Peter “Marzo” Meagher, who died aged 61, was working as a freelance photographer covering the Chanukah by the Sea event on December 14 when he was shot at the ill-fated community gathering.
Hundreds of mourners including senior political figures packed Sydney’s St Mary’s Cathedral on Wednesday for his funeral, where family and friends remembered the many facets of his life.
In a powerful eulogy, brother David Meagher took aim at critics of gun reform in the wake of the terrorist attack and called for even tighter restrictions.
NSW parliament passed a tranche of new gun laws in December, among them a cap that means an individual can have no more than four firearms.
Naveed Akram and father Sajid Akram had six guns between them when they killed 15 people in the terrorist attack.
“What can you do with six guns that you can’t do with four?” Mr Meagher asked.
“Gun reform alone will not solve hatred or extremism, but an anti-Semite without a gun is just a hate-filled person.
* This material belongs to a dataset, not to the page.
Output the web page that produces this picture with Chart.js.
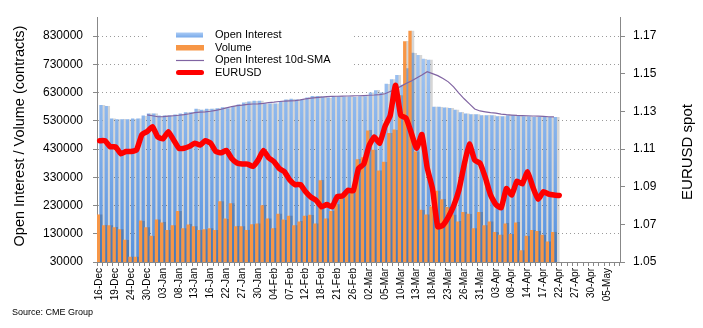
<!DOCTYPE html>
<html>
<head>
<meta charset="utf-8">
<script src="https://cdn.jsdelivr.net/npm/chart.js@4.4.1/dist/chart.umd.min.js"></script>
<style>
    html, body { margin: 0; padding: 0; background: #fff; }
    #wrap { width: 703px; height: 328px; position: relative; }
</style>
</head>
<body>
<div id="wrap"><canvas id="chart" width="703" height="328"></canvas></div>
<script>
// Trading days, 16-Dec to 07-May
const labels = [
    "16-Dec", "17-Dec", "18-Dec", "19-Dec", "20-Dec", "23-Dec", "24-Dec", "26-Dec", "27-Dec", "30-Dec",
    "31-Dec", "02-Jan", "03-Jan", "06-Jan", "07-Jan", "08-Jan", "09-Jan", "10-Jan", "13-Jan", "14-Jan",
    "15-Jan", "16-Jan", "17-Jan", "21-Jan", "22-Jan", "23-Jan", "24-Jan", "27-Jan", "28-Jan", "29-Jan",
    "30-Jan", "31-Jan", "03-Feb", "04-Feb", "05-Feb", "06-Feb", "07-Feb", "10-Feb", "11-Feb", "12-Feb",
    "13-Feb", "14-Feb", "18-Feb", "19-Feb", "20-Feb", "21-Feb", "24-Feb", "25-Feb", "26-Feb", "27-Feb",
    "28-Feb", "02-Mar", "03-Mar", "04-Mar", "05-Mar", "06-Mar", "09-Mar", "10-Mar", "11-Mar", "12-Mar",
    "13-Mar", "16-Mar", "17-Mar", "18-Mar", "19-Mar", "20-Mar", "23-Mar", "24-Mar", "25-Mar", "26-Mar",
    "27-Mar", "30-Mar", "31-Mar", "01-Apr", "02-Apr", "03-Apr", "06-Apr", "07-Apr", "08-Apr", "09-Apr",
    "13-Apr", "14-Apr", "15-Apr", "16-Apr", "17-Apr", "20-Apr", "21-Apr", "22-Apr", "23-Apr", "24-Apr",
    "27-Apr", "28-Apr", "29-Apr", "30-Apr", "01-May", "04-May", "05-May", "06-May", "07-May"
];

const openInterest = [
    585000, 581500, 537000, 534000, 534000, 534000, 537000, 537000, 547600, 554400,
    554400, 547600, 547600, 547600, 551000, 554400, 558800, 558800, 571300, 568000,
    571300, 571300, 573000, 577000, 573000, 581000, 587000, 594000, 597000, 600000,
    600000, 590000, 590000, 590000, 597000, 604000, 607000, 604000, 604000, 611000,
    617000, 617000, 614000, 611000, 614000, 616000, 614000, 615000, 613000, 616000,
    616000, 629000, 637000, 629000, 660000, 676000, 691000, 657000, 715000, 770000,
    762000, 749000, 745000, 579000, 579000, 576000, 574000, 568000, 559000, 555000,
    552000, 552000, 549000, 549000, 549000, 545000, 545000, 549000, 549000, 549000,
    545000, 545000, 542000, 542000, 542000, 542000, 542000
];

const volume = [
    197000, 158800, 158800, 152000, 145000, 108000, 47000, 47000, 175800, 152000,
    121500, 179000, 169000, 142000, 158800, 209700, 148600, 162000, 155400, 142000,
    145000, 148600, 141900, 243600, 182500, 236800, 155400, 155400, 141900, 162200,
    165600, 230000, 182500, 148600, 199500, 179200, 192700, 158800, 172400, 192700,
    196100, 165600, 318100, 182500, 209700, 233400, 253700, 274100, 274100, 392700,
    400000, 495000, 426600, 353000, 383600, 485300, 497800, 619800, 810700, 848000,
    420000, 214000, 197000, 225000, 281000, 251000, 223200, 196100, 172400, 206300,
    199500, 148600, 206300, 158800, 172400, 135100, 124900, 165600, 128300, 169000,
    70700, 121500, 141900, 138500, 124900, 101200, 135100
];

const oiSma = [
    null, null, null, null, null, null, null, null, null,
    551000, 548000, 544500, 545000, 546300, 548000, 549700, 552000, 555000, 558800,
    560500, 562000, 564000, 567000, 571000, 576000, 580000, 584000, 585500, 588000,
    589500, 590300, 592000, 594500, 596000, 598400, 600000, 601000, 601800, 604000,
    607500, 610700, 612500, 614000, 615500, 616400, 617000, 617500, 618000, 618500,
    618800, 619500, 620500, 621500, 623000, 626000, 634000, 642000, 652000, 662000,
    671000, 682000, 692000, 704000, 697000, 690000, 680000, 668000, 650000, 628000,
    608000, 590000, 572000, 565000, 562000, 559000, 557000, 554000, 552000, 550500,
    549000, 548500, 548000, 547000, 546300, 545500, 544500, 544000
];

const eurusd = [
    1.1144, 1.1144, 1.1112, 1.1112, 1.1075, 1.1087, 1.1087, 1.1096, 1.1177, 1.1193,
    1.1219, 1.1164, 1.1154, 1.1192, 1.1148, 1.1104, 1.1104, 1.1114, 1.1131, 1.1121,
    1.1144, 1.1131, 1.1087, 1.1080, 1.1092, 1.1050, 1.1026, 1.1020, 1.1020, 1.1008,
    1.1041, 1.1092, 1.1053, 1.1033, 1.0996, 1.0979, 1.0935, 1.0911, 1.0911, 1.0873,
    1.0844, 1.0827, 1.0793, 1.0805, 1.0793, 1.0848, 1.0851, 1.0881, 1.0878, 1.0996,
    1.1020, 1.1117, 1.1164, 1.1131, 1.1219, 1.1278, 1.1438, 1.1278, 1.1264, 1.1185,
    1.1104, 1.1177, 1.1000, 1.0890, 1.0687, 1.0696, 1.0738, 1.0797, 1.0881, 1.1016,
    1.1126, 1.1041, 1.1025, 1.0949, 1.0856, 1.0805, 1.0788, 1.0890, 1.0856, 1.0929,
    1.0915, 1.0979, 1.0898, 1.0834, 1.0873, 1.0861, 1.0856, 1.0853
];

const leftTicks = [30000, 130000, 230000, 330000, 430000, 530000, 630000, 730000, 830000];
const rightTicks = [1.05, 1.07, 1.09, 1.11, 1.13, 1.15, 1.17];

const FONT = "'Liberation Sans', Arial, sans-serif";
const BLUE_TOP = "#afcef6";
const BLUE_BOTTOM = "#5591de";
const ORANGE = "#f79646";
const PURPLE = "#8064a2";
const RED = "#ff0000";

let blueGrad = null;
function oiColor(context) {
    const chart = context.chart;
    if (!chart.chartArea) return BLUE_TOP;
    if (!blueGrad) {
        blueGrad = chart.ctx.createLinearGradient(0, chart.chartArea.top, 0, chart.chartArea.bottom);
        blueGrad.addColorStop(0, BLUE_TOP);
        blueGrad.addColorStop(1, BLUE_BOTTOM);
    }
    return blueGrad;
}

// flat grey shadow on the bars, gives the stripes between them
const barShadow = {
    id: "barShadow",
    beforeDatasetDraw(chart, args) {
        if (args.index > 1) return;
        const ctx = chart.ctx;
        ctx.save();
        ctx.shadowColor = "rgba(0,0,0,0.16)";
        ctx.shadowOffsetX = 2.6;
        ctx.shadowOffsetY = 0;
        ctx.shadowBlur = 0.5;
    },
    afterDatasetDraw(chart, args) {
        if (args.index > 1) return;
        chart.ctx.restore();
    }
};

// legend box inside the plot
const boxLegend = {
    id: "boxLegend",
    beforeDatasetsDraw(chart) {
        const ctx = chart.ctx;
        ctx.save();
        ctx.fillStyle = "#fff";
        ctx.fillRect(150, 28, 202, 54);

        const g = ctx.createLinearGradient(0, 32, 0, 38);
        g.addColorStop(0, BLUE_TOP);
        g.addColorStop(1, "#73a6e8");
        ctx.fillStyle = g;
        ctx.fillRect(176, 32.5, 27, 5);

        ctx.fillStyle = ORANGE;
        ctx.fillRect(176, 45, 28, 5.5);

        ctx.strokeStyle = PURPLE;
        ctx.lineWidth = 1.2;
        ctx.beginPath();
        ctx.moveTo(176, 60.5);
        ctx.lineTo(204, 60.5);
        ctx.stroke();

        ctx.strokeStyle = RED;
        ctx.lineWidth = 5;
        ctx.lineCap = "round";
        ctx.beginPath();
        ctx.moveTo(178.5, 72.5);
        ctx.lineTo(201.5, 72.5);
        ctx.stroke();

        ctx.fillStyle = "#000";
        ctx.font = "11px " + FONT;
        ctx.textBaseline = "middle";
        ctx.textAlign = "left";
        ctx.fillText("Open Interest", 215, 35);
        ctx.fillText("Volume", 215, 47.5);
        ctx.fillText("Open Interest 10d-SMA", 215, 60);
        ctx.fillText("EURUSD", 215, 72.5);
        ctx.restore();
    }
};

// axis titles and source note
const sideTexts = {
    id: "sideTexts",
    afterDraw(chart) {
        const ctx = chart.ctx;
        ctx.save();
        ctx.fillStyle = "#000";
        ctx.textAlign = "center";
        ctx.textBaseline = "middle";

        ctx.save();
        ctx.translate(20, 136);
        ctx.rotate(-Math.PI / 2);
        ctx.font = "14.5px " + FONT;
        ctx.fillText("Open Interest / Volume (contracts)", 0, 0);
        ctx.restore();

        ctx.save();
        ctx.translate(688, 152);
        ctx.rotate(-Math.PI / 2);
        ctx.font = "15px " + FONT;
        ctx.fillText("EURUSD spot", 0, 0);
        ctx.restore();

        ctx.textAlign = "left";
        ctx.font = "9px " + FONT;
        ctx.fillText("Source: CME Group", 12, 313);
        ctx.restore();
    }
};

const ctx = document.getElementById("chart").getContext("2d");

new Chart(ctx, {
    type: "bar",
    data: {
        labels: labels,
        datasets: [
            {
                label: "Open Interest",
                data: openInterest,
                backgroundColor: oiColor,
                yAxisID: "y",
                order: 4,
                barPercentage: 1,
                categoryPercentage: 1
            },
            {
                label: "Volume",
                data: volume,
                backgroundColor: ORANGE,
                yAxisID: "y",
                order: 3,
                barPercentage: 1,
                categoryPercentage: 1
            },
            {
                type: "line",
                label: "Open Interest 10d-SMA",
                data: oiSma,
                borderColor: PURPLE,
                borderWidth: 1.2,
                pointRadius: 0,
                tension: 0,
                yAxisID: "y",
                order: 2
            },
            {
                type: "line",
                label: "EURUSD",
                data: eurusd,
                borderColor: RED,
                borderWidth: 5.5,
                borderJoinStyle: "round",
                borderCapStyle: "round",
                pointRadius: 0,
                tension: 0.15,
                yAxisID: "y1",
                order: 1
            }
        ]
    },
    options: {
        responsive: false,
        animation: false,
        devicePixelRatio: 1,
        layout: { padding: { top: 6, left: 0, right: 0, bottom: 0 } },
        plugins: {
            legend: { display: false },
            tooltip: { enabled: false }
        },
        scales: {
            x: {
                type: "category",
                offset: true,
                grid: {
                    display: true,
                    offset: true,
                    drawOnChartArea: false,
                    drawTicks: true,
                    tickLength: 4,
                    tickColor: "#888"
                },
                border: { display: true, color: "#888" },
                ticks: {
                    autoSkip: false,
                    minRotation: 90,
                    maxRotation: 90,
                    padding: 2,
                    color: "#000",
                    font: { family: FONT, size: 10 },
                    callback: function (val, i) {
                        return i % 3 === 0 ? labels[i] : "";
                    }
                },
                afterFit: function (scale) { scale.height = 66; }
            },
            y: {
                position: "left",
                min: 30000,
                max: 897000,
                afterBuildTicks: function (scale) {
                    scale.ticks = leftTicks.map(v => ({ value: v }));
                },
                grid: {
                    color: "#9a9a9a",
                    lineWidth: 1,
                    drawTicks: true,
                    tickLength: 4,
                    tickColor: "#888"
                },
                border: { display: true, color: "#888", dash: [1, 3] },
                ticks: {
                    padding: 10,
                    color: "#000",
                    font: { family: FONT, size: 12 },
                    callback: v => String(v)
                },
                afterFit: function (scale) { scale.width = 97; }
            },
            y1: {
                position: "right",
                min: 1.05,
                max: 1.18,
                afterBuildTicks: function (scale) {
                    scale.ticks = rightTicks.map(v => ({ value: v }));
                },
                grid: {
                    drawOnChartArea: false,
                    drawTicks: true,
                    tickLength: 5,
                    tickColor: "#888"
                },
                border: { display: true, color: "#888" },
                ticks: {
                    padding: 8,
                    color: "#000",
                    font: { family: FONT, size: 12 },
                    callback: v => v.toFixed(2)
                },
                afterFit: function (scale) { scale.width = 83; }
            }
        }
    },
    plugins: [barShadow, boxLegend, sideTexts]
});
</script>
</body>
</html>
An anti-Semite with a gun is a killer.”

Mr Meagher also questioned why some – including former prime minister John Howard and former treasurer Josh Frydenberg – have dismissed suggestions of a gun problem and said Australia was only battling an anti-Semitism scourge.
“Why can’t it be two things at once?” he said.
“Just as we must ask why the killers did what they did, surely, we must also ask how they were able to.”
A large political contingent of attendees included Prime Minister Anthony Albanese, Opposition Leader Sussan Ley and NSW Premier Chris Minns amid a concerted campaign pushing for a Commonwealth royal commission.

The cathedral was packed with police, as former comrades remembered Mr Meagher’s 35 years in the force where he rose to the rank of detective sergeant.
He received three Commissioner’s Commendations including for his work investigating the 2014 Lindt Cafe siege.
“Peter always put up his hand for work, never played scared. He was never afraid to step in and arrest a criminal,” former NSW Assistant Commissioner Michael Fitzgerald said.
Officers formed a police guard to farewell Mr Meagher at the end of the funeral.

He was also remembered as a legendary figure with decades of service to the Randwick Rugby Club, where he was a player, long-time referee and team manager.
Former Wallaby Morgan Turinui apologised to Mr Meagher’s family the club had not made him a life member before his death.
“Our only defence is we assumed we had many more years of Marzo’s quiet but inexhaustible energy,” he said.
“The most generous man I’ve even known still had more to give.”

Many players and other Randwick club figures were also in attendance.
Accused mass killer Akram, 24, faces 59 charges over the shootings including 15 counts of murder.
He was shot by police at the scene and spent days in a coma before being charged and later transferred to Goulburn supermax prison on Monday.
His 50-year-old father was shot dead by police.